Certes, du côté européen, l’incertitude paraît moins grande tant Paris et Bruxelles s’obstinent à traiter les symptômes plutôt que les causes du malaise continental. Même les proches élections allemandes semblent peu susceptibles de déclencher un virage de politique macroéconomique pourtant si nécessaire. Comme nous le constations en novembre dernier avec les réactions suscitées par l’élection de Donald Trump de ce côté-ci de l’Atlantique, l’électeur européen médian souhaite toujours plus d’état providence. Quand bien même les coûts unitaires de la main-d’oeuvre ont augmenté de 20,8% en Allemagne depuis fin 2020, contre seulement 6,8% en Suisse par exemple, il est peu probable que l’Europe se réveille et change de cap vers un soutien substantiel à la conjoncture. Autrement dit, cela reste un scénario avec un impact élevé et une probabilité faible.
A Pékin, la situation de récession des bilans du secteur privé et la demande interne atone qui en résulte semblent provoquer peu d’inquiétudes. Les autorités chinoises montrent néanmoins clairement leur détermination à ne pas laisser démarrer une spirale déflationniste de défauts de crédit et, à cet effet, elles continueront à intervenir sélectivement afin de mettre un plancher sur les prix des actifs, actions et immobilier comprises.
Du côté des marchés obligataires, on constate une confiance inébranlable sur les marchés du crédit, où les écarts se situent à des niveaux historiquement compressés. Sur les courbes gouvernementales, on observe cependant une montée des inquiétudes. Au Royaume-Uni, les taux sur les emprunts souverains à 30 ans ont brisé la barre des 5% mi-décembre, atteignant un nouveau record à 5,45%, soit le rendement le plus élevé depuis 1998. Aux Etats-Unis, les taux réels américains à 10 ans sont passés de 1,5% à 2,3% en moins de trois mois. Dans le même temps, les anticipations d’inflation à 10 ans ont augmenté de 40pb, propulsant le rendement du Trésor à 10 ans de 3,6% à 4,8%.

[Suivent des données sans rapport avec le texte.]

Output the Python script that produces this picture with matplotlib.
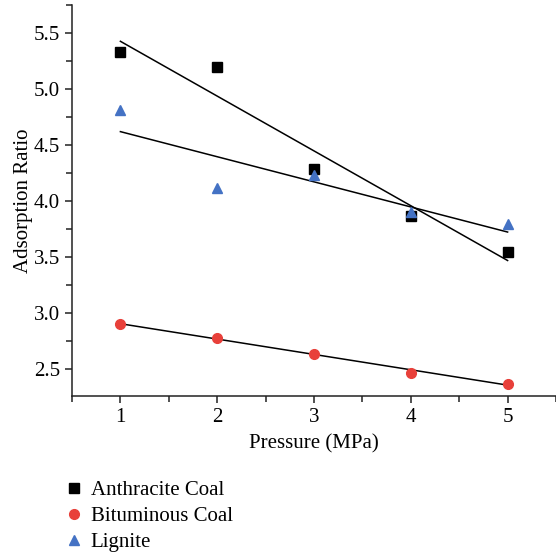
import matplotlib
matplotlib.use("Agg")
import matplotlib.pyplot as plt
import numpy as np
from matplotlib.ticker import MultipleLocator

pressure = [1, 2, 3, 4, 5]
anthracite = [5.33, 5.20, 4.29, 3.87, 3.55]
bituminous = [2.90, 2.78, 2.64, 2.47, 2.37]
lignite = [4.81, 4.12, 4.23, 3.90, 3.80]

series = [
    ("Anthracite Coal", anthracite, "s", "#000000"),
    ("Bituminous Coal", bituminous, "o", "#e8403a"),
    ("Lignite", lignite, "^", "#4472c4"),
]

plt.rcParams["font.family"] = ["Liberation Serif", "DejaVu Serif"]

fig = plt.figure(figsize=(5.56, 5.54), dpi=100)
ax = fig.add_axes([0.1295, 0.285, 0.8705, 0.706])

x = np.array(pressure, dtype=float)
for label, y, marker, color in series:
    ax.plot(x, y, linestyle="none", marker=marker, color=color,
            markersize=7, label=label, zorder=3)
    slope, icpt = np.polyfit(x, y, 1)
    ax.plot([x.min(), x.max()], [icpt + slope * x.min(), icpt + slope * x.max()],
            color="black", lw=1.1, zorder=2)

ax.set_xlim(0.5, 5.5)
ax.set_ylim(2.26, 5.75)
ax.xaxis.set_major_locator(MultipleLocator(1))
ax.xaxis.set_minor_locator(MultipleLocator(0.5))
ax.yaxis.set_major_locator(MultipleLocator(0.5))
ax.yaxis.set_minor_locator(MultipleLocator(0.25))
ax.yaxis.set_major_formatter(lambda v, p: f"{v:.1f}")
ax.tick_params(which="both", direction="out", labelsize=15, width=1.1, color="#222222")
ax.tick_params(which="major", length=5)
ax.tick_params(which="minor", length=4)
for side in ("top", "right"):
    ax.spines[side].set_visible(False)
for side in ("left", "bottom"):
    ax.spines[side].set_linewidth(1.1)
    ax.spines[side].set_color("#222222")

ax.set_xlabel("Pressure (MPa)", fontsize=15, labelpad=5)
ax.set_ylabel("Adsorption Ratio", fontsize=15, labelpad=1)

fig.legend(loc="upper left", bbox_to_anchor=(0.092, 0.151), frameon=False,
           fontsize=15, handletextpad=0.2, labelspacing=0.3, handlelength=1.2,
           borderpad=0)

fig.savefig("out.png", dpi=100)
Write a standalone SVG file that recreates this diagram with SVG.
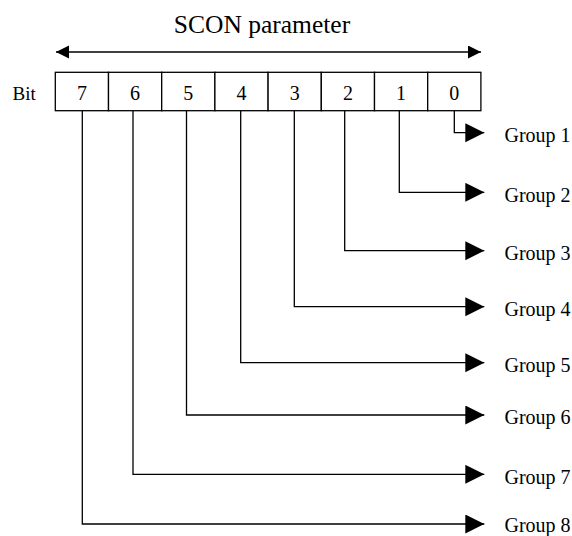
<svg xmlns="http://www.w3.org/2000/svg" width="572" height="536" viewBox="0 0 572 536" font-family="'Liberation Serif', 'DejaVu Serif', serif">
<style>
text{font-family:'Liberation Serif','DejaVu Serif',serif;fill:#000}
.ln{fill:none;stroke:#000;stroke-width:1.3}
.cell{fill:#fff;stroke:#000;stroke-width:1.3}
</style>
<defs>
<marker id="ah" markerUnits="userSpaceOnUse" markerWidth="20" markerHeight="20" refX="19" refY="9.5" orient="auto"><path d="M0,0 L19,9.5 L0,19 Z" fill="#000"/></marker>
<marker id="sh" markerUnits="userSpaceOnUse" markerWidth="14" markerHeight="14" refX="13" refY="6.5" orient="auto-start-reverse"><path d="M0,0 L13,6.5 L0,13 Z" fill="#000"/></marker>
</defs>
<rect width="572" height="536" fill="#fff"/>
<text x="262" y="32.5" font-size="25.5" text-anchor="middle">SCON parameter</text>
<text x="12.5" y="100" font-size="19">Bit</text>
<g id="register">
<g id="bit7"><rect class="cell" x="55.3" y="72.3" width="53.2" height="38.4"/><text x="81.9" y="100" font-size="20" text-anchor="middle">7</text></g>
<g id="bit6"><rect class="cell" x="108.5" y="72.3" width="53.2" height="38.4"/><text x="135.1" y="100" font-size="20" text-anchor="middle">6</text></g>
<g id="bit5"><rect class="cell" x="161.7" y="72.3" width="53.2" height="38.4"/><text x="188.3" y="100" font-size="20" text-anchor="middle">5</text></g>
<g id="bit4"><rect class="cell" x="214.9" y="72.3" width="53.2" height="38.4"/><text x="241.5" y="100" font-size="20" text-anchor="middle">4</text></g>
<g id="bit3"><rect class="cell" x="268.1" y="72.3" width="53.2" height="38.4"/><text x="294.7" y="100" font-size="20" text-anchor="middle">3</text></g>
<g id="bit2"><rect class="cell" x="321.3" y="72.3" width="53.2" height="38.4"/><text x="347.9" y="100" font-size="20" text-anchor="middle">2</text></g>
<g id="bit1"><rect class="cell" x="374.5" y="72.3" width="53.2" height="38.4"/><text x="401.1" y="100" font-size="20" text-anchor="middle">1</text></g>
<g id="bit0"><rect class="cell" x="427.7" y="72.3" width="53.2" height="38.4"/><text x="454.3" y="100" font-size="20" text-anchor="middle">0</text></g>
</g>
<g id="groups" font-size="20">
<text id="g1" x="504.5" y="142">Group 1</text>
<text id="g2" x="504.5" y="201.6">Group 2</text>
<text id="g3" x="504.5" y="260">Group 3</text>
<text id="g4" x="504.5" y="316">Group 4</text>
<text id="g5" x="504.5" y="372">Group 5</text>
<text id="g6" x="504.5" y="424.3">Group 6</text>
<text id="g7" x="504.5" y="483.6">Group 7</text>
<text id="g8" x="504.5" y="531.5">Group 8</text>
</g>
<g id="connectors">
<line class="ln" x1="56" y1="52" x2="481" y2="52" marker-start="url(#sh)" marker-end="url(#sh)"/>
<polyline class="ln" points="454.3,110.7 454.3,132.7 484.3,132.7" marker-end="url(#ah)"/>
<polyline class="ln" points="399.3,110.7 399.3,192.3 484.3,192.3" marker-end="url(#ah)"/>
<polyline class="ln" points="344.7,110.7 344.7,250.7 484.3,250.7" marker-end="url(#ah)"/>
<polyline class="ln" points="294.3,110.7 294.3,306.7 484.3,306.7" marker-end="url(#ah)"/>
<polyline class="ln" points="240.7,110.7 240.7,362.7 484.3,362.7" marker-end="url(#ah)"/>
<polyline class="ln" points="186.5,110.7 186.5,415 484.3,415" marker-end="url(#ah)"/>
<polyline class="ln" points="133,110.7 133,474.3 484.3,474.3" marker-end="url(#ah)"/>
<polyline class="ln" points="82.3,110.7 82.3,524 484.3,524" marker-end="url(#ah)"/>
</g>
</svg>
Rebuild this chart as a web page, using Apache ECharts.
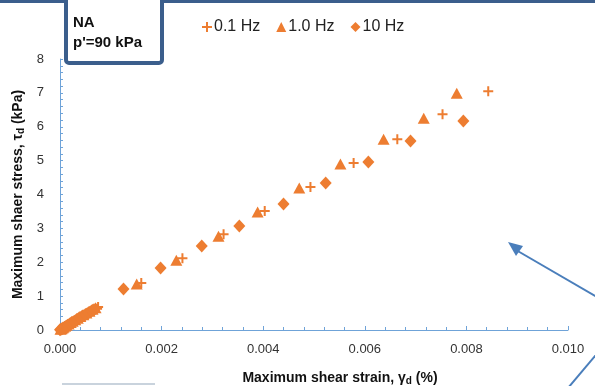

Globalement, la sérénité relative des marchés des actions contraste avec la nervosité des marchés de la dette souveraine aux Etats-Unis et en Grande-Bretagne, et avec les incertitudes quant à la politique économique que Washington mettra en oeuvre dès le 20 janvier. Parallèlement, le processus de désinflation aux Etats-Unis semble terminé et tout dépendra de la politique fiscale américaine, avec une Fed désormais plus prudente sur la baisse des taux. Tout ceci intervient dans un contexte où le budget de risque de la majorité des investisseurs a été normalisé, rendant le marché vulnérable en cas de surprises négatives. Nous nous attendons donc à une année boursière plus chahutée que 2023 et 2024, même si nous n’entrevoyons pas de récession aux Etats-Unis à l’horizon. Nous pourrions traverser plusieurs épisodes de correction d’une amplitude de l’ordre de 10% à 15%. Dans un tel environnement, l’exposition aux actions peut être monétisée en vendant des options d’achat et de vente au cours de ces phases successives.